If all matter has wave like properties, why does the uncertainty principle only apply to subatomic particles?

Gurpreet Khamba 1J
Posts: 18
Joined: Fri Sep 29, 2017 7:04 am

### Re: The uncertainty principle

Only at the subatomic level do outside forces, such as those incurred by measurement (for example, with a light to start time) affect the recording of the data. Because they are so small, and can be easy influenced by everything.

Peri Bingham 1G
Posts: 50
Joined: Fri Sep 29, 2017 7:03 am

### Re: The uncertainty principle

All matter is affected by outside forces. However, bigger objects, such as baseballs, are not as affected by the impact of a photon as are smaller objects, such as electrons.
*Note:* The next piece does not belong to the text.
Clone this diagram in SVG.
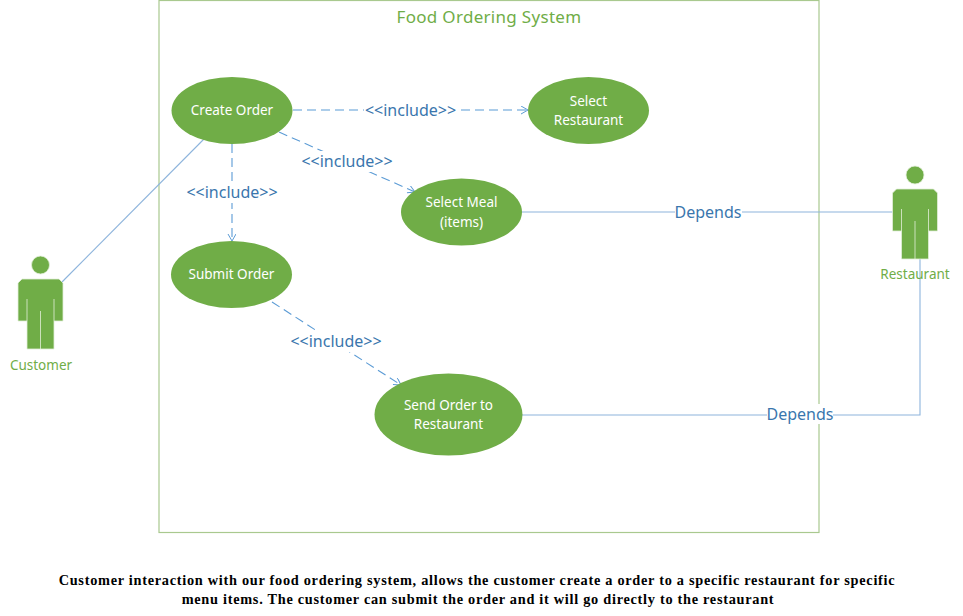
<svg xmlns="http://www.w3.org/2000/svg" width="963" height="616" viewBox="0 0 963 616">
<style>
.sys{fill:#fff;stroke:#a9c98f;stroke-width:1.2}
.uc{fill:#70ad47}
.ut{fill:#fff;font:13.5px "Noto Sans","Open Sans",sans-serif;text-anchor:middle}
.act{fill:#70ad47;stroke:#e2efd9;stroke-width:.8}
.al{fill:#70ad47;font:13.5px "Noto Sans","Open Sans",sans-serif;text-anchor:middle}
.line{fill:none;stroke:#8db4dc;stroke-width:1.1}
.dash{fill:none;stroke:#5b9bd5;stroke-width:1.1;stroke-dasharray:9 5}
.head{fill:none;stroke:#5b9bd5;stroke-width:1}
.cl{fill:#3a76ad;font:16px "Noto Sans","Open Sans",sans-serif;text-anchor:middle}
.bg{fill:#fff}
.cap{fill:#000;font:bold 14.3px "Liberation Serif",serif;text-anchor:middle;letter-spacing:.72px}
</style>
<defs>
<marker id="arr" markerWidth="10" markerHeight="10" refX="8" refY="4" orient="auto" markerUnits="userSpaceOnUse"><path d="M1 0L8 4L1 8" class="head"/></marker>
<g id="person"><circle cx="22.5" cy="-14" r="9"/><path d="M4 0H41L45 4V42H36V70H9V42H0V4Z"/><path d="M9 20V42M36 20V42M22.5 32V70" fill="none"/></g>
</defs>
<g id="system"><rect class="sys" x="159" y="0.5" width="660" height="532"/><text x="489" y="23" text-anchor="middle" style="font:17px 'Noto Sans','Open Sans',sans-serif;letter-spacing:.3px;fill:#70ad47">Food Ordering System</text></g>
<g id="connectors">
<path class="line" d="M61 283L204 139"/>
<path class="line" d="M522 212H893"/>
<path class="line" d="M522 415H920V259"/>
<path class="dash" marker-end="url(#arr)" d="M293 110H528"/>
<path class="dash" marker-end="url(#arr)" d="M279 132L415 192"/>
<path class="dash" marker-end="url(#arr)" d="M232 144V241"/>
<path class="dash" marker-end="url(#arr)" d="M272 302L401 385"/>
</g>
<g id="labels">
<rect class="bg" x="364" y="100" width="93" height="20"/><text class="cl" x="410.500" y="116">&lt;&lt;include&gt;&gt;</text>
<rect class="bg" x="301" y="151" width="92" height="21"/><text class="cl" x="347" y="167">&lt;&lt;include&gt;&gt;</text>
<rect class="bg" x="186" y="182" width="92" height="21"/><text class="cl" x="232" y="198">&lt;&lt;include&gt;&gt;</text>
<rect class="bg" x="290" y="331" width="92" height="21"/><text class="cl" x="336" y="347">&lt;&lt;include&gt;&gt;</text>
<rect class="bg" x="675" y="202" width="67" height="20"/><text class="cl" x="708" y="218">Depends</text>
<rect class="bg" x="767" y="404" width="66" height="20"/><text class="cl" x="800" y="420">Depends</text>
</g>
<g id="create-order"><ellipse class="uc" cx="232" cy="110.500" rx="60.500" ry="33.500"/><text class="ut" x="232" y="115">Create Order</text></g>
<g id="select-restaurant"><ellipse class="uc" cx="588.500" cy="110.500" rx="60.500" ry="33.500"/><text class="ut" x="588.500" y="105.500">Select</text><text class="ut" x="588.500" y="125">Restaurant</text></g>
<g id="select-meal"><ellipse class="uc" cx="461.500" cy="212" rx="60.500" ry="33.500"/><text class="ut" x="461.500" y="207">Select Meal</text><text class="ut" x="461.500" y="226.500">(items)</text></g>
<g id="submit-order"><ellipse class="uc" cx="231.500" cy="274.500" rx="60.500" ry="33.500"/><text class="ut" x="231.500" y="279">Submit Order</text></g>
<g id="send-order"><ellipse class="uc" cx="448.500" cy="414.500" rx="74" ry="41"/><text class="ut" x="448.500" y="409.500">Send Order to</text><text class="ut" x="448.500" y="429">Restaurant</text></g>
<g id="customer"><use href="#person" class="act" x="18" y="279"/><text class="al" x="41" y="370">Customer</text></g>
<g id="restaurant"><use href="#person" class="act" x="892.500" y="189"/><text class="al" x="915" y="279">Restaurant</text></g>
<g id="caption"><text class="cap" x="477" y="585">Customer interaction with our food ordering system, allows the customer create a order to a specific restaurant for specific</text><text class="cap" x="478" y="604">menu items. The customer can submit the order and it will go directly to the restaurant</text></g>
</svg>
Therefore, it is easier to see the impact and therefore the uncertainty on smaller objects, like subatomic particles, because the velocities are closer in number.

Ashin_Jose_1H
Posts: 51
Joined: Fri Sep 29, 2017 7:04 am

### Re: The uncertainty principle  [ENDORSED]

Certain forces have more of an influence on subatomic particles than a larger object. For example, if a photon were to hit both an electron and a basketball, the impact of the photon would greatly influence an electron and would have basically no effect on the basketball. The uncertainties of large objects are too small to be significant, while the uncertainties of subatomic particles are large.

Karan Singh Lecture 3
Posts: 23
Joined: Fri Sep 29, 2017 7:07 am

### Re: The uncertainty principle

I agree with Ashin_Jose_1I the large particles tend to have no noticeable effect and with small particles, there is a huge uncertainty because its so small any little thing can have a huge impact on it.

Michelle Lu 1F
Posts: 50
Joined: Thu Jul 27, 2017 3:01 am
Been upvoted: 1 time

### Re: The uncertainty principle

At the subatomic level, particles are influenced in a different manner than with classical mechanics. For example, at this small scale, photons would interfere with the electrons, whereas a much larger object such as a cup would not be affected by a photon at all.